We completed two amazing tours.
Community is hard. Whether it’s a bike tour/mission trip, a neighborhood, a city, a state, or a country, bringing folks together from different places, with different backgrounds and beliefs and different reasons for showing up, and asking them to work toward a common purpose takes a lot of work.
Classrooms can be communities. The common purpose? Everyone (theoretically) wants to learn as much as possible. I used this circle to explain to students how it might work.
We ask you to step into the circle, to accept responsibility for moving toward the goal. Clearly, though, we’ll work in unique ways. Some are smack in the center, perfectly aligned with the goal. Others might be closer to the edges with less straight-line paths.
That’s how community works in real life because people aren’t robots walking in lock-step formation. Each individual has rights and freedoms. The best communities find ways to celebrate that diversity and use it to keep everyone moving toward the common purpose.
Most students were clear, and often vocal, about the “rights and freedoms” part. My job was frequently to remind them of the other part: We ask you to step into the circle, to accept responsibility for moving toward the goal.
Most kids got it. The community falls apart when rights/freedom and responsibility get out of balance. Deprive folks of freedom and rights, and it’s hard to get them to buy in to the sacrifice required to work toward a common purpose. Demand “my rights, my freedoms” without accepting responsibility, and others feel like they’re doing all the work, taking the hit while someone else reaps the rewards.

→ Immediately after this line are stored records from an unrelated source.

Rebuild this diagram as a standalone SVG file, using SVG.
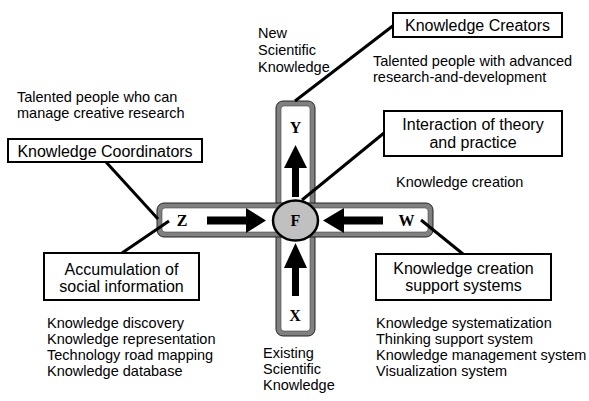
<svg xmlns="http://www.w3.org/2000/svg" width="589" height="401" viewBox="0 0 589 401">
<style>
.t{font-family:"Liberation Sans",Arial,sans-serif;font-size:14.5px;fill:#000}
.bt{font-family:"Liberation Sans",Arial,sans-serif;font-size:16px;fill:#000;text-anchor:middle}
.l{font-family:"Liberation Serif","Times New Roman",serif;font-size:16px;font-weight:bold;fill:#000;text-anchor:middle}
.box{fill:#fff;stroke:#000;stroke-width:2}
.outer{fill:#808080;stroke:#222;stroke-width:1}
.inner{fill:#fff;stroke:#444;stroke-width:0.6}
.c{stroke:#000;stroke-width:3;fill:none}
.arr{fill:#000}
</style>
<rect width="589" height="401" fill="#fff"/>
<g id="cross">
<rect class="outer" x="276" y="101" width="39" height="235" rx="7"/>
<rect class="inner" x="281" y="106" width="29" height="225" rx="3"/>
<rect class="outer" x="157" y="203" width="276" height="34" rx="7"/>
<rect class="inner" x="162" y="208" width="266" height="24" rx="3"/>
</g>
<g id="connectors">
<line class="c" x1="394" y1="25" x2="295" y2="101"/>
<line class="c" x1="384" y1="133" x2="302" y2="200"/>
<line class="c" x1="106" y1="162" x2="158" y2="219"/>
<line class="c" x1="122" y1="253" x2="169" y2="221"/>
<line class="c" x1="421" y1="220" x2="463" y2="254"/>
</g>
<g id="arrows">
<polygon class="arr" points="292,197 292,168 284,168 295.5,145 307,168 299,168 299,197"/>
<polygon class="arr" points="292,296 292,268 284,268 295.5,243 307,268 299,268 299,296"/>
<polygon class="arr" points="207,216.5 246,216.5 246,208 266,220.5 246,233 246,224.5 207,224.5"/>
<polygon class="arr" points="383,216.5 344,216.5 344,208 323,220.5 344,233 344,224.5 383,224.5"/>
</g>
<g id="F">
<ellipse cx="295.5" cy="220.5" rx="22.5" ry="20" fill="#c0c0c0" stroke="#000" stroke-width="2.5"/>
<text class="l" x="295.5" y="226">F</text>
</g>
<g id="Y"><text class="l" x="295.5" y="133">Y</text></g>
<g id="Z"><text class="l" x="182" y="226">Z</text></g>
<g id="W"><text class="l" x="406.5" y="226">W</text></g>
<g id="X"><text class="l" x="295" y="321">X</text></g>
<g id="creators">
<rect class="box" x="393" y="13" width="169" height="24"/>
<text class="bt" x="477.5" y="31">Knowledge Creators</text>
</g>
<g id="interaction">
<rect class="box" x="384" y="111" width="178" height="45"/>
<text class="bt" x="473" y="130">Interaction of theory</text>
<text class="bt" x="473" y="148">and practice</text>
</g>
<g id="coordinators">
<rect class="box" x="8" y="139" width="194" height="23"/>
<text class="bt" x="105" y="157">Knowledge Coordinators</text>
</g>
<g id="accumulation">
<rect class="box" x="44" y="253" width="155" height="47"/>
<text class="bt" x="121.5" y="275">Accumulation of</text>
<text class="bt" x="121.5" y="292">social information</text>
</g>
<g id="support">
<rect class="box" x="376" y="254" width="175" height="46"/>
<text class="bt" x="463.5" y="274">Knowledge creation</text>
<text class="bt" x="463.5" y="291">support systems</text>
</g>
<g id="labels">
<text class="t" x="258" y="38">New</text>
<text class="t" x="258" y="55">Scientific</text>
<text class="t" x="258" y="72">Knowledge</text>
<text class="t" x="373" y="66">Talented people with advanced</text>
<text class="t" x="373" y="82">research-and-development</text>
<text class="t" x="17" y="102">Talented people who can</text>
<text class="t" x="17" y="118">manage creative research</text>
<text class="t" x="396" y="187">Knowledge creation</text>
<text class="t" x="47" y="328">Knowledge discovery</text>
<text class="t" x="47" y="344">Knowledge representation</text>
<text class="t" x="47" y="360">Technology road mapping</text>
<text class="t" x="47" y="376">Knowledge database</text>
<text class="t" x="376" y="328">Knowledge systematization</text>
<text class="t" x="376" y="344">Thinking support system</text>
<text class="t" x="376" y="360">Knowledge management system</text>
<text class="t" x="376" y="376">Visualization system</text>
<text class="t" x="263" y="358">Existing</text>
<text class="t" x="263" y="374">Scientific</text>
<text class="t" x="263" y="390">Knowledge</text>
</g>
</svg>
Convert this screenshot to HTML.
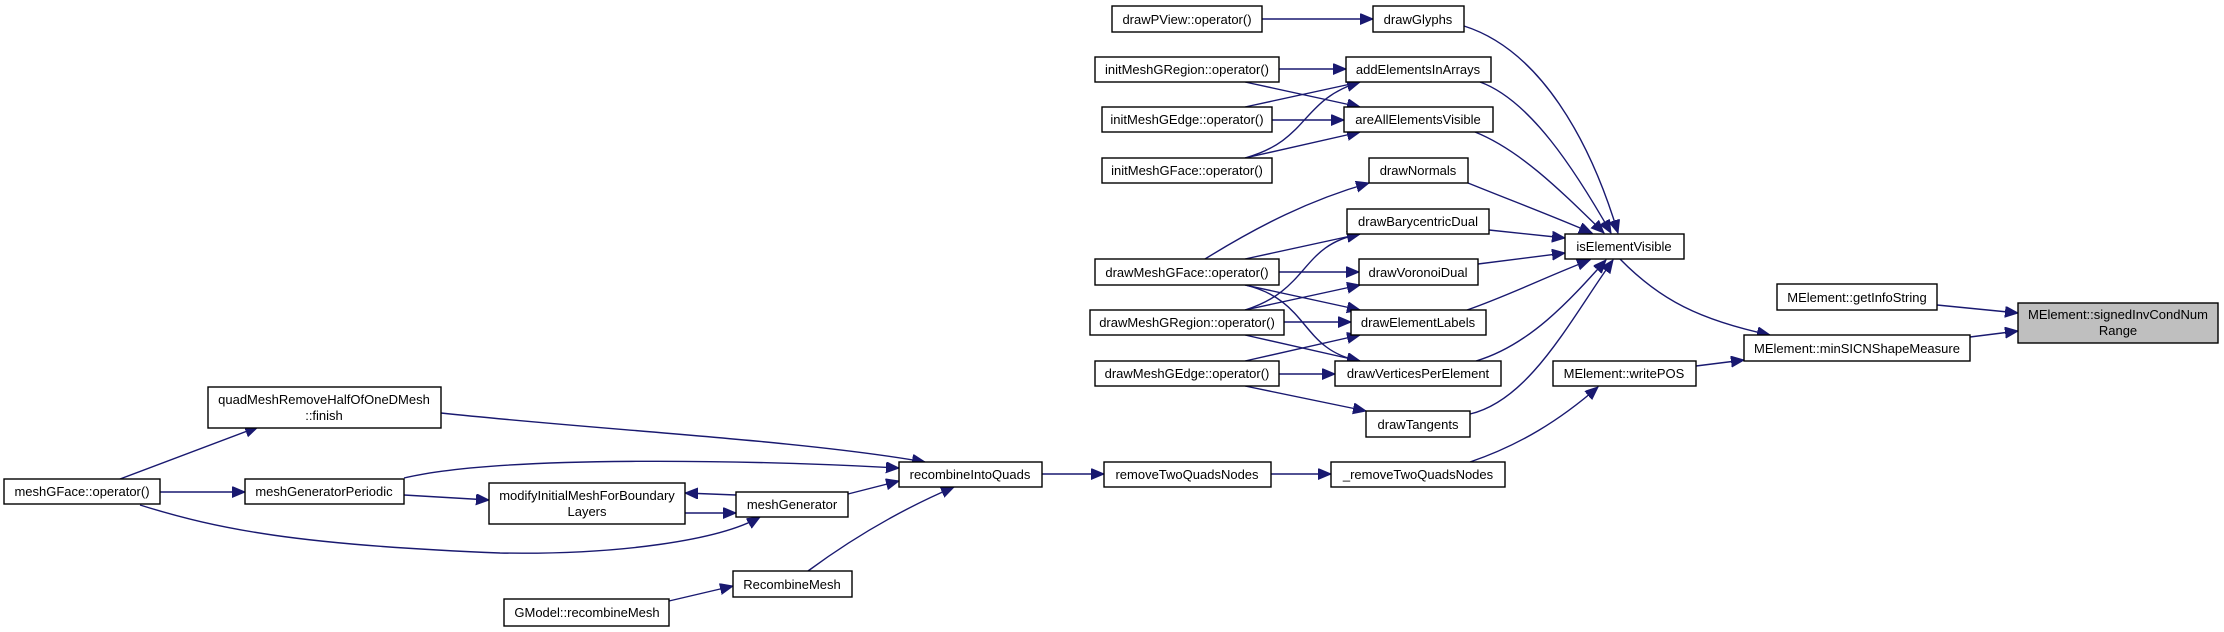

An imbalanced circle will eventually collapse. Maintaining healthy community means the hard, messy, imperfect work of defending and advancing individual rights and freedoms while inspiring others to the sacrifice required to move toward a common purpose.
Teachers, if they wish, can avoid this difficult task. They can attempt to use use rules, coercion, and threats of punishment to maintain the illusion of “order and discipline.”
Society can try to do likewise.
But that’s not really a community, is it?